Serial Dimaz Muharri (25): Jebakan Batman
Lega hati Dimaz Muharri setelah berpamitan secara langsung kepada Christopher Tanuwidjaja, bos CLS Knights. Selanjutnya ia tinggal mengurus secara administratif dengan General Manager CLS Knights Ferry. Justru di sini polemik berawal.
---
SETELAH bertemu empat mata dengan Itop–Christopher Tanuwidjaja– di Grand Indonesia, Jakarta, Dimaz langsung pulang ke Surabaya. Ia tidak tahu pasti bagaimana perasaan Itop saat dipamiti. Itop banyak diam saat Dimaz menyampaikan bahwa dirinya mundur dari CLS.
Menurut Dimaz, Itop sama sekali tidak mencegahnya untuk mundur. Oleh karena itu, Dimaz mengartikan Itop tidak keberatan dengan keputusan yang ia ambil. "Saya langsung pulang dan bilang ke istri bahwa urusan sudah beres," kata pebasket kelahiran 17 September 1985 itu.
Berikutnya, Dimaz menemui Ferry, GM CLS Knights. Namanya memang satu kata: Ferry. Tapi, beberapa media menuliskan namanya Ferry Humardani. Kemungkinan Ferry adalah saudara Sherly Humardani, mantan pemain timnas basket putri yang juga istri Itop. Ferry 10 tahun lebih tua daripada Dimaz.
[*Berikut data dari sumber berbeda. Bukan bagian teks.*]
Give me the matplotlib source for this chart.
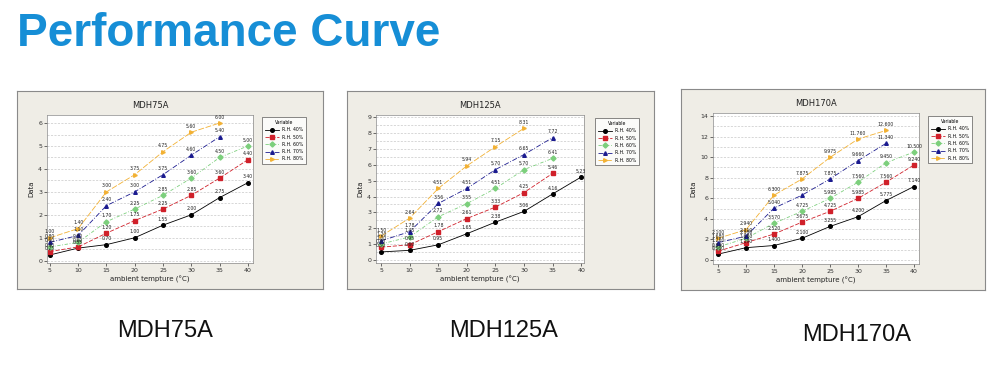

Saat niatnya mundur disampaikan, Ferry minta Dimaz untuk berpikir ulang. Namun keputusan Dimaz sudah bulat. Ia ingin pensiun demi keluarga. Dua kali kehamilan istrinya, Selvia Wetty, kandas. Peristiwa kedua sampai membuat istrinya terguncang. Sedih berkepanjangan.
Dimaz sadar bila ia meneruskan karir sebagai pemain basket, peristiwa keguguran yang dialami sang istri bisa terulang kembali. Apalagi Via–sapaan Selvia Wetty– termasuk penakut. Dia tidak berani tinggal sendirian. Bila ditinggal Dimaz ke luar kota, Via bisa berada di dalam kamar seharian. Semua lampu dinyalakan. Tidak keluar rumah sama sekali. Bahkan sampai tidak makan.
AKTIVITAS Dimaz Muharri setelah mundur dari CLS Knights. Ia menjadi pelatih di DBL Academy. (Foto: DBL Academy)
Ferry kemudian menyampaikan ada kewajiban finansial yang harus ditanggung Dimaz. Pertama, Dimaz harus mengembalikan semua uang kontrak yang telah diterima. NIlainya Rp 60 juta. Untuk poin pertama ini Dimaz tidak keberatan. Dia paham bahwa kontrak yang ia tanda tangani sejak 6 Februari 2015 itu berlaku sampai 2017. Dia belum genap setahun menjalani kontrak itu.
Kedua, Dimaz juga harus mengembalikan gaji yang pernah diterima. Gaji dari Agustus sampai Desember. Totalnya Rp 32 juta. "Yang ini saya kecewa sekali. Kalau mengembalikan uang kontrak saya tidak masalah. Tapi ini gaji dari keringat saya disuruh mengembalikan juga," kata Dimaz.
Dimaz juga harus melunasi utangnya ke CLS. Saat menjadi pemain, Dimaz memang pernah berutang Rp 56 juta. Untuk poin ini, Dimaz juga tidak keberatan. Itu memang kewajiban yang harus diselesaikan.
Tiga item itu nilai totalnya Rp 148 juta. Dimaz diberi deadline seminggu untuk membayar. Bila terlambat akan dikenakan bunga 5 persen per bulan. Dimaz sudah sangat kecewa. Ia juga sudah malas berdebat dengan Ferry. CLS Knights yang selama ini ia anggap sebagai keluarga sudah membuat hatinya terluka.
Deadline untuk membayar itu semua 11 Desember 2015. Berarti tidak sampai seminggu. Dalam lima hari Dimaz harus mendapatkan uang Rp 148 juta. "Saat itu saya tidak punya uang sebanyak itu," kata mantan point guard CLS Knights itu.
Dimaz terpaksa cari pinjaman ke beberapa orang. Akhirnya, ia mendapat pinjaman dari kakaknya dan tantenya. "Itu H-1 saya baru dapat uang. Saya bayar lunas Rp 148 juta," kata Dimaz.
Selesai? Belum. Dimaz kemudian diminta menandatangani empat surat. Surat pertama adalah surat pemutusan kontrak kerja. Kemudian tiga surat lainnya berjudul Surat Pengakuan Utang.